Party Food Conspiracy
I have to make something called "heavy hors d' oeuvres" for our Christmas party this evening. Part of me really wants to dip pebbles in cream cheese, put them on Ritz crackers and scream "heavy enough for you?!"
I am resentful of being a Heavy Hors d'oeuvres person. The Sunday School department may as well prop me up and point "responsible older married couple". Allow me to explain.
Our Sunday School Department meets in a homeroom for a few minutes and then breaks into several classes. (In all fairness, everyone else calls homeroom "morning assembly". To me you can't call it an assembly unless an ex-astronaut comes in to tell everyone not to use drugs. Hasn't anyone been to middle school?!?) You can choose your class, which means that everyone else chooses the one that I'm not in. Can you blame them, really?!

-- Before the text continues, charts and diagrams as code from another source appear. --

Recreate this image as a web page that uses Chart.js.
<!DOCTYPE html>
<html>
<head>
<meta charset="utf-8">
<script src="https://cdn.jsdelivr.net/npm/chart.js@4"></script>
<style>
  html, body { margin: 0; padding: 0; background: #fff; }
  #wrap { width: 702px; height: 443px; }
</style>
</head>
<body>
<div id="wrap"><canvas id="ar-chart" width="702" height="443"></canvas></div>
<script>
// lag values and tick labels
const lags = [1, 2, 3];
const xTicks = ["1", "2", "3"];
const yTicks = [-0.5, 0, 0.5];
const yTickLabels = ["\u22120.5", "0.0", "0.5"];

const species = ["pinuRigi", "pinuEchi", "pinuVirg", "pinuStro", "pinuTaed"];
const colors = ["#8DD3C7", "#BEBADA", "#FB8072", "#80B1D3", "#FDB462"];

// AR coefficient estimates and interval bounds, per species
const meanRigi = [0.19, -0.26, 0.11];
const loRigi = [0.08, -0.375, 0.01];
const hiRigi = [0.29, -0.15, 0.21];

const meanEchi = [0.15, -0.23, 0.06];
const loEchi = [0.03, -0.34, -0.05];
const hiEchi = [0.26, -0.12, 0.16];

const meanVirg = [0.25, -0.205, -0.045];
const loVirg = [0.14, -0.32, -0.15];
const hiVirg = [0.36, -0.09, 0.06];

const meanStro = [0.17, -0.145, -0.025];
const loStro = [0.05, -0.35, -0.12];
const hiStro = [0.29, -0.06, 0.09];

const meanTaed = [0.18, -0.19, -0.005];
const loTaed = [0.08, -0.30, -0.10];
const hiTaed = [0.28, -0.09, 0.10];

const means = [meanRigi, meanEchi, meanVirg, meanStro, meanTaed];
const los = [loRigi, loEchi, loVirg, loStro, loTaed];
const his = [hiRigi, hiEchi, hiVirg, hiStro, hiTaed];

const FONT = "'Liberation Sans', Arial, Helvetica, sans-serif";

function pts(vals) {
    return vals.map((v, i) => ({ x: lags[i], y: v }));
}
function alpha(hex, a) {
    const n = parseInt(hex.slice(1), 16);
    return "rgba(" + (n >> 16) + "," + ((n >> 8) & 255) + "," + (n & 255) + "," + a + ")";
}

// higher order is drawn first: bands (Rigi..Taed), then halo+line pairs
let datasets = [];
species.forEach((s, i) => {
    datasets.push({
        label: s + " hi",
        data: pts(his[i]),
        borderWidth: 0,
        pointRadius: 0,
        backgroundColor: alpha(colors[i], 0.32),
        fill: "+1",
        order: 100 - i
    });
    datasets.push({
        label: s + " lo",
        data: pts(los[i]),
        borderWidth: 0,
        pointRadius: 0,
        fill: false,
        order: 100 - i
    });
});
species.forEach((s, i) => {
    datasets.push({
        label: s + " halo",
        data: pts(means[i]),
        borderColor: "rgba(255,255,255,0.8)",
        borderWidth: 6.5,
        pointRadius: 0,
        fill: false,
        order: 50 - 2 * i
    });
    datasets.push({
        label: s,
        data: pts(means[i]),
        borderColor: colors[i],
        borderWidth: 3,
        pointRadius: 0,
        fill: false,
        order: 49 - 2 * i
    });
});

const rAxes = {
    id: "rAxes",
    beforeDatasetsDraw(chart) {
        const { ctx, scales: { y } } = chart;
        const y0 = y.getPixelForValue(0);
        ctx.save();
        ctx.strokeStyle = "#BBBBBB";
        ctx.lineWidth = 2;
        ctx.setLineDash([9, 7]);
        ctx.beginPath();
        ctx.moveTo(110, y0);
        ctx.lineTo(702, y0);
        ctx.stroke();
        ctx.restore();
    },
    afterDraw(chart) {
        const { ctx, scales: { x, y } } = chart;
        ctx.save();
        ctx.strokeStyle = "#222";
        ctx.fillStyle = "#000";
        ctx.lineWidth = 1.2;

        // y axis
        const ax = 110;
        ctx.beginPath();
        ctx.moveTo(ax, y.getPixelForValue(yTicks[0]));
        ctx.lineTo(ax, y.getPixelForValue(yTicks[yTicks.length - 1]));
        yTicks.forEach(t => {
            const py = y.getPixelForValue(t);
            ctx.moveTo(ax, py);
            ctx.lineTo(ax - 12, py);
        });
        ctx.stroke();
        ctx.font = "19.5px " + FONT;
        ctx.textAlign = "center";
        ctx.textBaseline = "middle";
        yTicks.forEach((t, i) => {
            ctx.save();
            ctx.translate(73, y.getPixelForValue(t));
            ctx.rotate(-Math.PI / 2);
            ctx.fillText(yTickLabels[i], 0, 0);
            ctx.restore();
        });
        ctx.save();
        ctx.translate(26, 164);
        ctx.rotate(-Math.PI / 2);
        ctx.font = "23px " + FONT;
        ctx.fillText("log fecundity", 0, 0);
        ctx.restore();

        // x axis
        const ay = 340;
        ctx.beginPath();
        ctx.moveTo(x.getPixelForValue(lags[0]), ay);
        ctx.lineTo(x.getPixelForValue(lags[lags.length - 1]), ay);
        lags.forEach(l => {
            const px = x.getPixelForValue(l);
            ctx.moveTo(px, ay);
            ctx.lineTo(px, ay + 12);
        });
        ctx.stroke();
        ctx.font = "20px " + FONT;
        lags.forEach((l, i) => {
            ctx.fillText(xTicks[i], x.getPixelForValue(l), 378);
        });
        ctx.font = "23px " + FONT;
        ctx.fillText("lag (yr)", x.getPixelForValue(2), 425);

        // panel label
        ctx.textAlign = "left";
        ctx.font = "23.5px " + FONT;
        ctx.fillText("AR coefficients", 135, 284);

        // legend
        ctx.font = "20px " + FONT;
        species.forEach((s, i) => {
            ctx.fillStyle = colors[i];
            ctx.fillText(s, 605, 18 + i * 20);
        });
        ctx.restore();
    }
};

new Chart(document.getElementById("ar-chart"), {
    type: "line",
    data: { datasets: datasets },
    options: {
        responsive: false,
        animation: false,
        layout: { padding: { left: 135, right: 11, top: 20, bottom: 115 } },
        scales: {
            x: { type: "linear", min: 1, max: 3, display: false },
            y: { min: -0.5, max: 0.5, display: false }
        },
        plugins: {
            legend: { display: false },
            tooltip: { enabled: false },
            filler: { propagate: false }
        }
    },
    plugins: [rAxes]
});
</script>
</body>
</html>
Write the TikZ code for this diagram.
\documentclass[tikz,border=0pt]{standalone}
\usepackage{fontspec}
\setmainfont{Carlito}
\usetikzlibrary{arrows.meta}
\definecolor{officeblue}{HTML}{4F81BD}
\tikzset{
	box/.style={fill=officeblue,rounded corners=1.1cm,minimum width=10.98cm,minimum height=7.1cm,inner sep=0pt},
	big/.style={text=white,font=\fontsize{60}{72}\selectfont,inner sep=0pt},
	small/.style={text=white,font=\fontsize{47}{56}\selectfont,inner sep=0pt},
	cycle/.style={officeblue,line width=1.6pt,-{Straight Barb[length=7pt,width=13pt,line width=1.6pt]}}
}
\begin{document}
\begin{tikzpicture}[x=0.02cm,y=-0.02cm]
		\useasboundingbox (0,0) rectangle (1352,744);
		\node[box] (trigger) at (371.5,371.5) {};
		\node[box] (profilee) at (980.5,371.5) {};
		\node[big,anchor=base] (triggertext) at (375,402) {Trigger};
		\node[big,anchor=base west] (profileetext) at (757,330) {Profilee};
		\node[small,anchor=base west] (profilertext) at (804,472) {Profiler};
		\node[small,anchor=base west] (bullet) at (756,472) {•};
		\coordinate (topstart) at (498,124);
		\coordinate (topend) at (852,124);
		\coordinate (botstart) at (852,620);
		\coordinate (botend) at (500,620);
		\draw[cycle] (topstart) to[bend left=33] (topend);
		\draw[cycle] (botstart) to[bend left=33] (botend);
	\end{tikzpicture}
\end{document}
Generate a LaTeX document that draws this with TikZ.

My class seems to for the most part be filled with people who don't have kids. And have been married forever. And apparently we drew the short straw, because we are all responsible for these mystical, weighty concoctions. The other otherpeople('s mother) get to bring desserts. Desserts are easy. Desserts are a very Kroger-friendly category. You can zoom into the Bakery and grab any old thing. Not so easy are the "this is supposed to be our supper, so make it hearty" snacks that my group has to whip up.
I'm getting my sweet revenge. I'm making Ham Buns. If you've never taken the long hard slog of hours to put these things together, allow me to assure you that they are full of ham, butter, cheese and other artery-hating evilness. Tee HEE.
Of course, then i feel guilty, because what the heck is Lydia gonna eat? Maybe I'll stop at Kroger and get her a soy thing.